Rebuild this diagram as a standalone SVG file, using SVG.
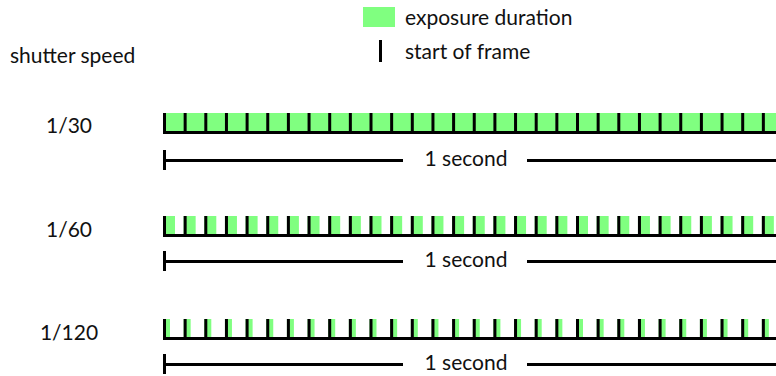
<svg xmlns="http://www.w3.org/2000/svg" width="776" height="376" viewBox="0 0 776 376">
<style>
text{font-family:Lato,"Liberation Sans",sans-serif;font-size:21px;fill:#111}
.g{fill:#80ff80}
.k{fill:#000}
.m{text-anchor:middle}
</style>
<defs>
<g id="f30"><rect class="g" width="21" height="18"/><rect class="k" width="3" height="18"/></g>
<g id="f60"><rect class="g" width="12" height="18"/><rect class="k" width="3" height="18"/></g>
<g id="f120"><rect class="g" width="7" height="18"/><rect class="k" width="3" height="18"/></g>
<g id="sec"><rect class="k" x="163" y="-10.5" width="3" height="20"/><rect class="k" x="163" y="-1.5" width="240" height="3"/><rect class="k" x="527" y="-1.5" width="249" height="3"/><text class="m" x="466" y="5.5">1 second</text></g>
</defs>
<g id="legend">
<rect class="g" x="363" y="7" width="32" height="20"/>
<text x="405" y="25">exposure duration</text>
<rect class="k" x="379" y="40" width="3" height="22"/>
<text x="405" y="59">start of frame</text>
</g>
<text id="axis-title" x="10" y="63">shutter speed</text>
<g id="row-30">
<text class="m" x="69" y="133">1/30</text>
<g transform="translate(0,113)">
<use href="#f30" x="163"/><use href="#f30" x="183.65"/><use href="#f30" x="204.3"/><use href="#f30" x="224.95"/><use href="#f30" x="245.6"/><use href="#f30" x="266.25"/><use href="#f30" x="286.9"/><use href="#f30" x="307.55"/><use href="#f30" x="328.2"/><use href="#f30" x="348.85"/><use href="#f30" x="369.5"/><use href="#f30" x="390.15"/><use href="#f30" x="410.8"/><use href="#f30" x="431.45"/><use href="#f30" x="452.1"/><use href="#f30" x="472.75"/><use href="#f30" x="493.4"/><use href="#f30" x="514.05"/><use href="#f30" x="534.7"/><use href="#f30" x="555.35"/><use href="#f30" x="576"/><use href="#f30" x="596.65"/><use href="#f30" x="617.3"/><use href="#f30" x="637.95"/><use href="#f30" x="658.6"/><use href="#f30" x="679.25"/><use href="#f30" x="699.9"/><use href="#f30" x="720.55"/><use href="#f30" x="741.2"/><use href="#f30" x="761.85"/>
<rect class="k" x="163" y="18" width="613" height="3"/>
</g>
<use href="#sec" y="160.5"/>
</g>
<g id="row-60">
<text class="m" x="69" y="237">1/60</text>
<g transform="translate(0,216)">
<use href="#f60" x="163"/><use href="#f60" x="183.65"/><use href="#f60" x="204.3"/><use href="#f60" x="224.95"/><use href="#f60" x="245.6"/><use href="#f60" x="266.25"/><use href="#f60" x="286.9"/><use href="#f60" x="307.55"/><use href="#f60" x="328.2"/><use href="#f60" x="348.85"/><use href="#f60" x="369.5"/><use href="#f60" x="390.15"/><use href="#f60" x="410.8"/><use href="#f60" x="431.45"/><use href="#f60" x="452.1"/><use href="#f60" x="472.75"/><use href="#f60" x="493.4"/><use href="#f60" x="514.05"/><use href="#f60" x="534.7"/><use href="#f60" x="555.35"/><use href="#f60" x="576"/><use href="#f60" x="596.65"/><use href="#f60" x="617.3"/><use href="#f60" x="637.95"/><use href="#f60" x="658.6"/><use href="#f60" x="679.25"/><use href="#f60" x="699.9"/><use href="#f60" x="720.55"/><use href="#f60" x="741.2"/><use href="#f60" x="761.85"/>
<rect class="k" x="163" y="18" width="613" height="3"/>
</g>
<use href="#sec" y="261.5"/>
</g>
<g id="row-120">
<text class="m" x="69" y="340">1/120</text>
<g transform="translate(0,319)">
<use href="#f120" x="163"/><use href="#f120" x="183.65"/><use href="#f120" x="204.3"/><use href="#f120" x="224.95"/><use href="#f120" x="245.6"/><use href="#f120" x="266.25"/><use href="#f120" x="286.9"/><use href="#f120" x="307.55"/><use href="#f120" x="328.2"/><use href="#f120" x="348.85"/><use href="#f120" x="369.5"/><use href="#f120" x="390.15"/><use href="#f120" x="410.8"/><use href="#f120" x="431.45"/><use href="#f120" x="452.1"/><use href="#f120" x="472.75"/><use href="#f120" x="493.4"/><use href="#f120" x="514.05"/><use href="#f120" x="534.7"/><use href="#f120" x="555.35"/><use href="#f120" x="576"/><use href="#f120" x="596.65"/><use href="#f120" x="617.3"/><use href="#f120" x="637.95"/><use href="#f120" x="658.6"/><use href="#f120" x="679.25"/><use href="#f120" x="699.9"/><use href="#f120" x="720.55"/><use href="#f120" x="741.2"/><use href="#f120" x="761.85"/>
<rect class="k" x="163" y="18" width="613" height="3"/>
</g>
<use href="#sec" y="364.5"/>
</g>
</svg>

++++++++++

Reproduce all of the material exactly, apart from the pictures.

[Exercise output]
Rebuild this diagram as a standalone SVG file, using SVG.
<svg xmlns="http://www.w3.org/2000/svg" width="776" height="376" viewBox="0 0 776 376">
<style>
text{font-family:Lato,"Liberation Sans",sans-serif;font-size:21px;fill:#111}
.g{fill:#80ff80}
.k{fill:#000}
.m{text-anchor:middle}
</style>
<defs>
<g id="f30"><rect class="g" width="21" height="18"/><rect class="k" width="3" height="18"/></g>
<g id="f60"><rect class="g" width="12" height="18"/><rect class="k" width="3" height="18"/></g>
<g id="f120"><rect class="g" width="7" height="18"/><rect class="k" width="3" height="18"/></g>
<g id="sec"><rect class="k" x="163" y="-10.5" width="3" height="20"/><rect class="k" x="163" y="-1.5" width="240" height="3"/><rect class="k" x="527" y="-1.5" width="249" height="3"/><text class="m" x="466" y="5.5">1 second</text></g>
</defs>
<g id="legend">
<rect class="g" x="363" y="7" width="32" height="20"/>
<text x="405" y="25">exposure duration</text>
<rect class="k" x="379" y="40" width="3" height="22"/>
<text x="405" y="59">start of frame</text>
</g>
<text id="axis-title" x="10" y="63">shutter speed</text>
<g id="row-30">
<text class="m" x="69" y="133">1/30</text>
<g transform="translate(0,113)">
<use href="#f30" x="163"/><use href="#f30" x="183.65"/><use href="#f30" x="204.3"/><use href="#f30" x="224.95"/><use href="#f30" x="245.6"/><use href="#f30" x="266.25"/><use href="#f30" x="286.9"/><use href="#f30" x="307.55"/><use href="#f30" x="328.2"/><use href="#f30" x="348.85"/><use href="#f30" x="369.5"/><use href="#f30" x="390.15"/><use href="#f30" x="410.8"/><use href="#f30" x="431.45"/><use href="#f30" x="452.1"/><use href="#f30" x="472.75"/><use href="#f30" x="493.4"/><use href="#f30" x="514.05"/><use href="#f30" x="534.7"/><use href="#f30" x="555.35"/><use href="#f30" x="576"/><use href="#f30" x="596.65"/><use href="#f30" x="617.3"/><use href="#f30" x="637.95"/><use href="#f30" x="658.6"/><use href="#f30" x="679.25"/><use href="#f30" x="699.9"/><use href="#f30" x="720.55"/><use href="#f30" x="741.2"/><use href="#f30" x="761.85"/>
<rect class="k" x="163" y="18" width="613" height="3"/>
</g>
<use href="#sec" y="160.5"/>
</g>
<g id="row-60">
<text class="m" x="69" y="237">1/60</text>
<g transform="translate(0,216)">
<use href="#f60" x="163"/><use href="#f60" x="183.65"/><use href="#f60" x="204.3"/><use href="#f60" x="224.95"/><use href="#f60" x="245.6"/><use href="#f60" x="266.25"/><use href="#f60" x="286.9"/><use href="#f60" x="307.55"/><use href="#f60" x="328.2"/><use href="#f60" x="348.85"/><use href="#f60" x="369.5"/><use href="#f60" x="390.15"/><use href="#f60" x="410.8"/><use href="#f60" x="431.45"/><use href="#f60" x="452.1"/><use href="#f60" x="472.75"/><use href="#f60" x="493.4"/><use href="#f60" x="514.05"/><use href="#f60" x="534.7"/><use href="#f60" x="555.35"/><use href="#f60" x="576"/><use href="#f60" x="596.65"/><use href="#f60" x="617.3"/><use href="#f60" x="637.95"/><use href="#f60" x="658.6"/><use href="#f60" x="679.25"/><use href="#f60" x="699.9"/><use href="#f60" x="720.55"/><use href="#f60" x="741.2"/><use href="#f60" x="761.85"/>
<rect class="k" x="163" y="18" width="613" height="3"/>
</g>
<use href="#sec" y="261.5"/>
</g>
<g id="row-120">
<text class="m" x="69" y="340">1/120</text>
<g transform="translate(0,319)">
<use href="#f120" x="163"/><use href="#f120" x="183.65"/><use href="#f120" x="204.3"/><use href="#f120" x="224.95"/><use href="#f120" x="245.6"/><use href="#f120" x="266.25"/><use href="#f120" x="286.9"/><use href="#f120" x="307.55"/><use href="#f120" x="328.2"/><use href="#f120" x="348.85"/><use href="#f120" x="369.5"/><use href="#f120" x="390.15"/><use href="#f120" x="410.8"/><use href="#f120" x="431.45"/><use href="#f120" x="452.1"/><use href="#f120" x="472.75"/><use href="#f120" x="493.4"/><use href="#f120" x="514.05"/><use href="#f120" x="534.7"/><use href="#f120" x="555.35"/><use href="#f120" x="576"/><use href="#f120" x="596.65"/><use href="#f120" x="617.3"/><use href="#f120" x="637.95"/><use href="#f120" x="658.6"/><use href="#f120" x="679.25"/><use href="#f120" x="699.9"/><use href="#f120" x="720.55"/><use href="#f120" x="741.2"/><use href="#f120" x="761.85"/>
<rect class="k" x="163" y="18" width="613" height="3"/>
</g>
<use href="#sec" y="364.5"/>
</g>
</svg>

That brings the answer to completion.